Quine’s “to be is to be the value of a variable” was serious!
I get the impression some readers think the “logicist rationalism” I critique in _The Eggplant_ is a straw man, but people are still doing it!
Random example, first that popped out of search engine:
“To Know is to Know the Value of a Variable” aiml.net/volumes/volume…
Speaking of knowledge, the other philosophy course I attempted to take was J. F. Thompson on epistemology. He was also a logician… I don’t know much about his work, but I suspect I’d have less retroactive respect for him than for Boolos.
en.wikipedia.org/wiki/James_F._…
You can see here that he tackled the Big Issues in logicist rationalism (most covered in Part One of _The Eggplant_).
He’s best known for an erroneous mathematical proof that you can’t perform an infinite number of actions in finite time.

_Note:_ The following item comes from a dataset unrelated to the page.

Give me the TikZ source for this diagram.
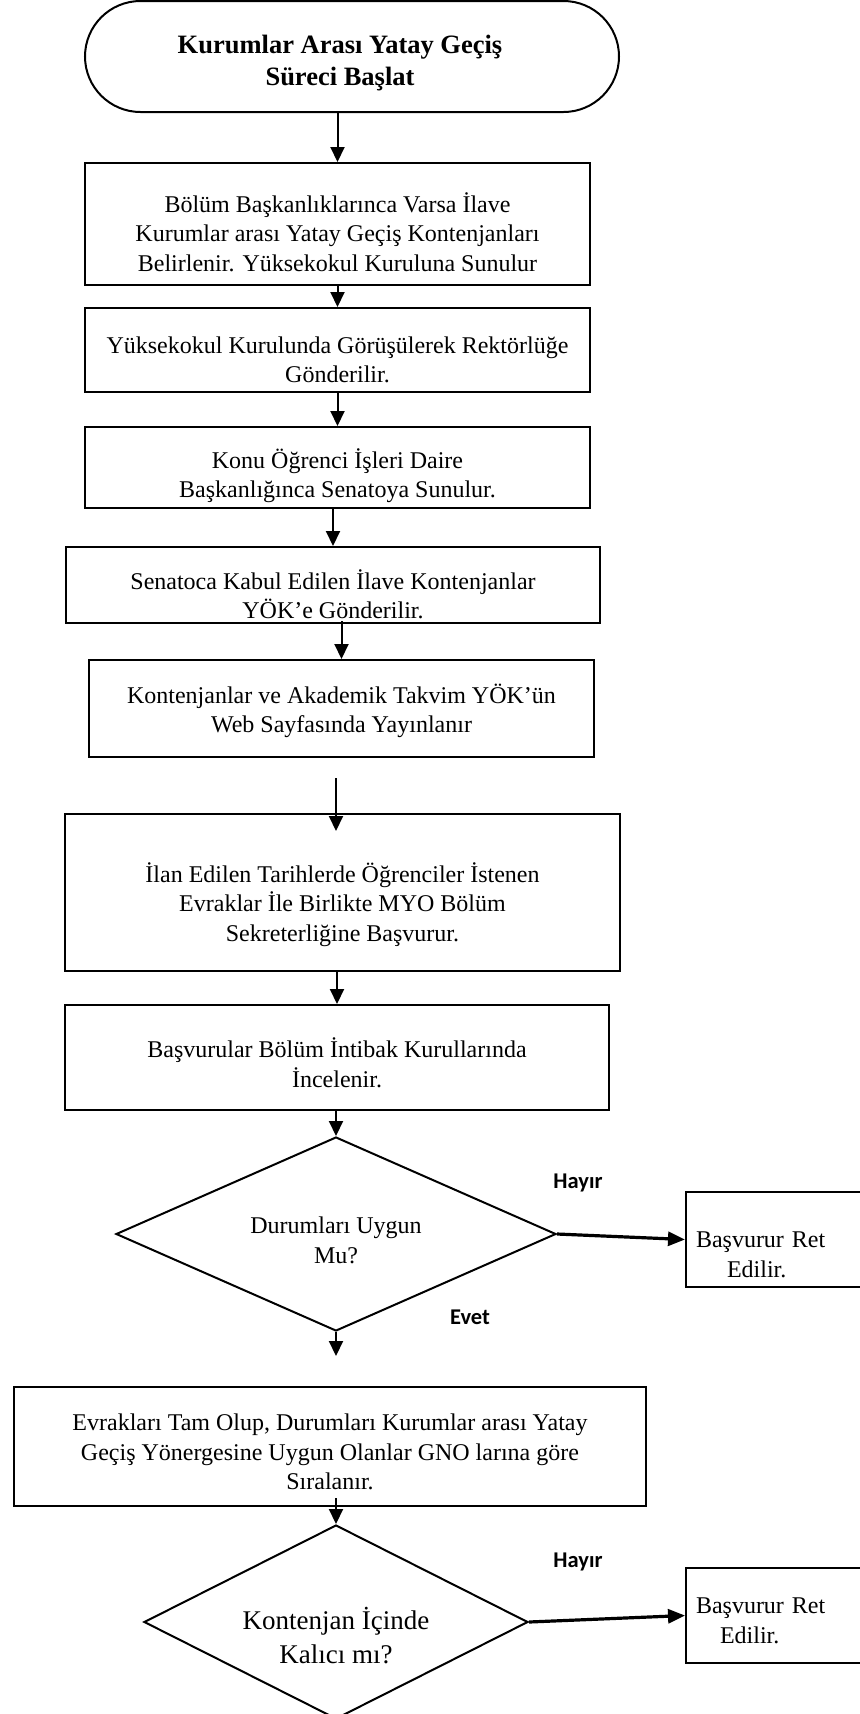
\documentclass[tikz,border=0pt]{standalone}
\usepackage{fontspec}
\setmainfont{Liberation Serif}
\newfontfamily\yanitfont{Carlito}
\usepackage{tikz}
\usetikzlibrary{shapes.geometric, arrows, positioning, arrows.meta}
% ilk satirin ustune bosluk
\newcommand{\ustpay}[1]{\rule{0pt}{#1}}

\begin{document}
\begin{tikzpicture}[node distance=60pt, auto, line width=1pt]
    % Stiller
    \tikzset{
        terminal/.style = {rectangle, draw, rounded corners=27.75pt, minimum width=267pt, minimum height=55.5pt, inner ysep=1pt, align=center, font=\fontsize{13.25}{16}\selectfont\bfseries},
        block/.style    = {rectangle, draw, minimum width=252.5pt, inner ysep=1pt, align=center, font=\fontsize{12}{14.75}\selectfont},
        decision/.style = {diamond, draw, shape aspect=2.3, inner sep=0pt, minimum width=220pt, minimum height=97pt, align=center, font=\fontsize{12}{14.75}\selectfont},
        reject/.style   = {rectangle, draw, minimum height=47.5pt, text width=110pt, inner xsep=5pt, inner ysep=1pt, align=left, font=\fontsize{12}{15}\selectfont},
        answer/.style   = {font=\yanitfont\bfseries\fontsize{11.25}{13}\selectfont},
        line/.style     = {draw, -{Triangle[length=7.5pt, width=7pt]}},
        thickline/.style = {line, line width=1.6pt, -{Triangle[length=8.5pt, width=7pt]}}
    }
    \useasboundingbox (0,0) rectangle (430pt,-857pt);

    % Ana akis
    \node [terminal] (start) at (176pt,-28.25pt) {\ustpay{16pt}Kurumlar Arası Yatay Geçiş\hspace*{12pt}\\Süreci Başlat\hspace*{12pt}};
    \node [block, below of=start, xshift=-7.25pt, yshift=-23.75pt, minimum height=61pt] (ilave) {\ustpay{18pt}Bölüm Başkanlıklarınca Varsa İlave\\Kurumlar arası Yatay Geçiş Kontenjanları\\Belirlenir. Yüksekokul Kuruluna Sunulur};
    \node [block, below of=ilave, yshift=-3pt, minimum height=42pt] (kurul) {\ustpay{18.3pt}Yüksekokul Kurulunda Görüşülerek Rektörlüğe\\Gönderilir.};
    \node [block, below of=kurul, yshift=1.25pt, minimum height=40.5pt] (senato) {\ustpay{18.3pt}Konu Öğrenci İşleri Daire\\Başkanlığınca Senatoya Sunulur.};
    \node [block, below of=senato, xshift=-2.25pt, yshift=1.25pt, minimum width=267pt, minimum height=38pt] (yok) {\ustpay{19pt}Senatoca Kabul Edilen İlave Kontenjanlar\\YÖK’e Gönderilir.};
    \node [block, below of=yok, xshift=4.25pt, yshift=-1.75pt, minimum height=48.5pt] (takvim) {\ustpay{12.3pt}Kontenjanlar ve Akademik Takvim YÖK’ün\\Web Sayfasında Yayınlanır};
    \node [block, below of=takvim, xshift=0.5pt, yshift=-32pt, minimum width=277.5pt, minimum height=78.5pt] (basvuru) {\ustpay{22pt}İlan Edilen Tarihlerde Öğrenciler İstenen\\Evraklar İle Birlikte MYO Bölüm\\Sekreterliğine Başvurur.};
    \node [block, below of=basvuru, xshift=-2.75pt, yshift=-22.5pt, minimum width=272pt, minimum height=52.5pt] (intibak) {\ustpay{15.3pt}Başvurular Bölüm İntibak Kurullarında\\İncelenir.};
    \node [decision, below of=intibak, xshift=-0.5pt, yshift=-28.25pt] (uygun) {\ustpay{14.8pt}Durumları Uygun\\Mu?};
    \node [block, below of=uygun, xshift=-3pt, yshift=-46.25pt, minimum width=316pt, minimum height=59.5pt] (sirala) {\ustpay{13.8pt}Evrakları Tam Olup, Durumları Kurumlar arası Yatay\\Geçiş Yönergesine Uygun Olanlar GNO larına göre\\Sıralanır.};
    \node [decision, below of=sirala, xshift=3pt, yshift=-27.75pt, minimum width=192pt, shape aspect=1.9, font=\fontsize{13.5}{17}\selectfont] (kontenjan) {\ustpay{25pt}Kontenjan İçinde\\Kalıcı mı?};

    % Ret kutulari
    \node [reject, right of=uygun, xshift=175pt, yshift=-2.75pt] (ret1) {\ustpay{23pt}Başvurur Ret\\\hspace*{15.5pt}Edilir.};
    \node [reject, right of=kontenjan, xshift=175pt, yshift=3.25pt] (ret2) {\ustpay{13.3pt}Başvurur Ret\\\hspace*{12pt}Edilir.};

    % Cevaplar
    \node [answer, right of=uygun, xshift=61pt, yshift=25.5pt] (hayir1) {Hayır};
    \node [answer, right of=uygun, xshift=7pt, yshift=-41.5pt] (evet) {Evet};
    \node [answer, right of=kontenjan, xshift=61pt, yshift=30pt] (hayir2) {Hayır};

    % Baglantilar
    \path [line] (start.south -| ilave) -- (ilave.north);
    \path [line] (ilave.south) -- (kurul.north);
    \path [line] (kurul.south) -- (senato.north);
    \path [line] (senato.south -| yok) -- (yok.north);
    \path [line, shorten <=-1.5pt] (yok.south -| takvim) -- (takvim.north);
    \path [line, shorten <=10pt, shorten >=-9pt] (takvim.south -| uygun) -- (basvuru.north -| uygun);
    \path [line] (basvuru.south -| intibak) -- (intibak.north);
    \path [line] (intibak.south -| uygun) -- (uygun.north);
    \path [line, shorten >=15pt] (uygun.south) -- (sirala.north -| uygun);
    \path [line, shorten <=-4.5pt] (sirala.south -| kontenjan) -- (kontenjan.north);
    \path [thickline] (uygun.east) -- (ret1.west);
    \path [thickline] (kontenjan.east) -- (ret2.west);
\end{tikzpicture}
\end{document}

Analytic philosophy is deeply silly…
Anyway, in the first lecture of the course, Thompson announced that he was going to demolish skepticism. “For example, a skeptic might say we can’t be sure there isn’t a tiger in the room. But, we can look around and see there isn’t one. So that’s that.”
I am actually more sympathetic to this argument now than when I was twenty, but I still feel that as a philosophical “proof” it lacks a certain something.
At twenty, I thought it was the lamest thing I’d ever heard, and that was the end of my attempts to take philosophy classes.